Later, however, he writes, “we know from the second law of thermodynamics that all complexity, all life, all laughter, all sorrow, is hell-bent on leveling itself out into cold nothingness in the end. They – and we – can never be more than temporary, local buckings of the great universal slide into the abyss of uniformity” (29). So is science a good source of encouragement and awe, or for despair and nihilism? Dawkins’ universe is one in which humans are animals presently evolving and battling it out until the time when the “sun will engulf the earth” (29). I’m not so sure that Dawkins has made his case that science replaces religion’s sense of wonder and awe. Assume for a moment that an absolute person designed and created the ant’s brain with all of its minute detail; assume for a moment that a loving God made the crab nebula and the planets and stars in all their vast array! Which is more awe-inspiring, the creation or the creator? I’m not giving an argument for God’s existence, here, only that given his existence as creator, he is more awesome than the creation.

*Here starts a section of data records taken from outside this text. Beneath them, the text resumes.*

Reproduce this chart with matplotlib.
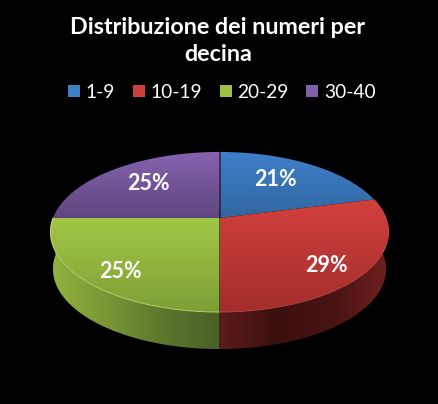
import numpy as np
import matplotlib
matplotlib.use("Agg")
from matplotlib import pyplot as plt
from matplotlib.patches import Polygon, Patch
from matplotlib.colors import to_rgb

# Data
labels = ['1-9', '10-19', '20-29', '30-40']
values = [21, 29, 25, 25]
title = 'Distribuzione dei numeri per\ndecina'

# Colours: top face light/dark, legend
top_light = ['#3f7fcb', '#d2403d', '#a3c746', '#8763b0']
top_dark = ['#30679f', '#a32e2c', '#7f9f36', '#5f4680']
legend_colors = ['#3f7fc4', '#cc3f3c', '#9fc045', '#7f5fa8']
wall_stops = {1: ['#5c1b19', '#3b100f', '#481413', '#70211f'],
              2: ['#93b340', '#7a9635', '#5d772c', '#4a6026']}

# Pie geometry in pixels (perspective circle)
cx, cy = 219.5, 218
a, b, k = 166.5, 77.6, 0.175
depth = 37

def rim(t):
    w = 1 + k * np.sin(t)
    return cx + a * np.cos(t) / w, cy - b * np.sin(t) / w

def gradient_fill(ax, xs, ys, stops, vertical=True, z=1):
    poly = Polygon(np.column_stack([xs, ys]), closed=True, fc='none', ec='none')
    ax.add_patch(poly)
    rgb = np.array([to_rgb(c) for c in stops])
    pos = np.linspace(0, 1, 128)
    ramp = np.column_stack([np.interp(pos, np.linspace(0, 1, len(stops)), rgb[:, i]) for i in range(3)])
    img = ramp[:, None, :] if vertical else ramp[None, :, :]
    im = ax.imshow(img, extent=(min(xs), max(xs), max(ys), min(ys)), aspect='auto',
                   origin='upper', zorder=z, interpolation='bilinear')
    im.set_clip_path(poly)

fig = plt.figure(figsize=(4.38, 4.04), dpi=100, facecolor='black')
ax = fig.add_axes([0, 0, 1, 1])
ax.set_facecolor('black')

# slice angles, clockwise from 12 o'clock
fracs = np.array(values) / sum(values)
edges = np.pi / 2 - 2 * np.pi * np.concatenate([[0], np.cumsum(fracs)])

# side walls (only the front ones can be seen)
for i in wall_stops:
    t = np.linspace(edges[i], edges[i + 1], 120)
    x, y = rim(t)
    xb = cx + (x - cx) * 0.985
    yb = y + depth
    gradient_fill(ax, np.r_[x, xb[::-1]], np.r_[y, yb[::-1]], wall_stops[i], vertical=False, z=1)

# top face
for i in range(len(values)):
    t = np.linspace(edges[i], edges[i + 1], 120)
    x, y = rim(t)
    xs = np.r_[cx, x]
    ys = np.r_[cy, y]
    gradient_fill(ax, xs, ys, [top_light[i], top_dark[i]], z=2)

# light edge along the front rim
t = np.linspace(edges[2], edges[3], 120)
ax.plot(*rim(t), color='#c3dc78', lw=0.6, zorder=3)
t = np.linspace(edges[1], edges[2], 120)
ax.plot(*rim(t), color='#c4504c', lw=0.5, zorder=3)
# dark line between last and first slice
ax.plot(*zip((cx, cy), rim(np.pi / 2)), color='#1c2c50', lw=0.6, zorder=3)

# percent labels
label_x = [275, 326, 120, 148]
label_y = [180, 265, 271, 183]
for v, lx, ly in zip(values, label_x, label_y):
    ax.text(lx, ly, f'{v}%', color='white', fontsize=15.5, fontweight='bold',
            family='Lato', ha='center', va='center', zorder=5)

ax.set_xlim(0, 438)
ax.set_ylim(404, 0)
ax.axis('off')

# title and legend
ax.text(218, 41, title, color='white', fontsize=16.8, fontweight='bold', family='Lato',
        ha='center', va='center', linespacing=1.33)
handles = [Patch(fc=c, ec='none') for c in legend_colors]
ax.legend(handles, labels, ncol=4, loc='center', bbox_to_anchor=(222 / 438, 1 - 92.5 / 404),
          frameon=False, labelcolor='white', handlelength=0.62, handleheight=0.62,
          handletextpad=0.3, columnspacing=0.92, prop={'family': 'Lato', 'size': 13.8})

fig.savefig('out.png', dpi=100, facecolor='black')
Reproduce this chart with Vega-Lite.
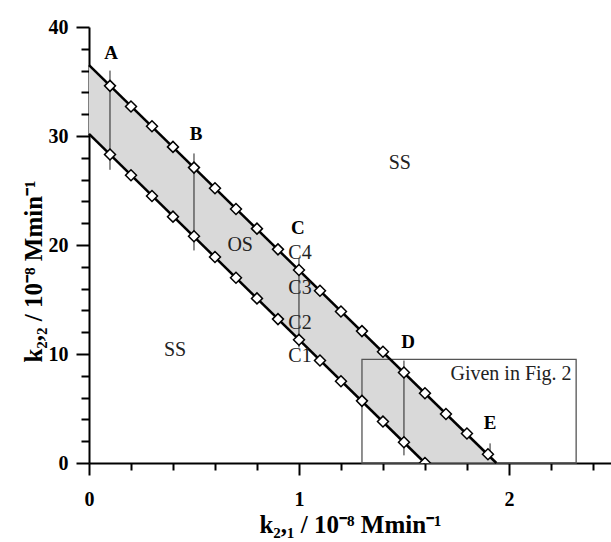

I would do well at this point to break away and leave Dawkins in the morass of his purely contingent universe in which not even logic, science, and morality make any sense. For all of his huff and puff against faith, Dawkins lives in a drafty house of pure scientism that he has sealed up with faith — faith in logic, of whose foundations he can give no account, faith in induction, upon which he builds science, and faith in the evolving human brain and the evolving human society to more often produce Martin Luther Kings than John Wayne Gacys.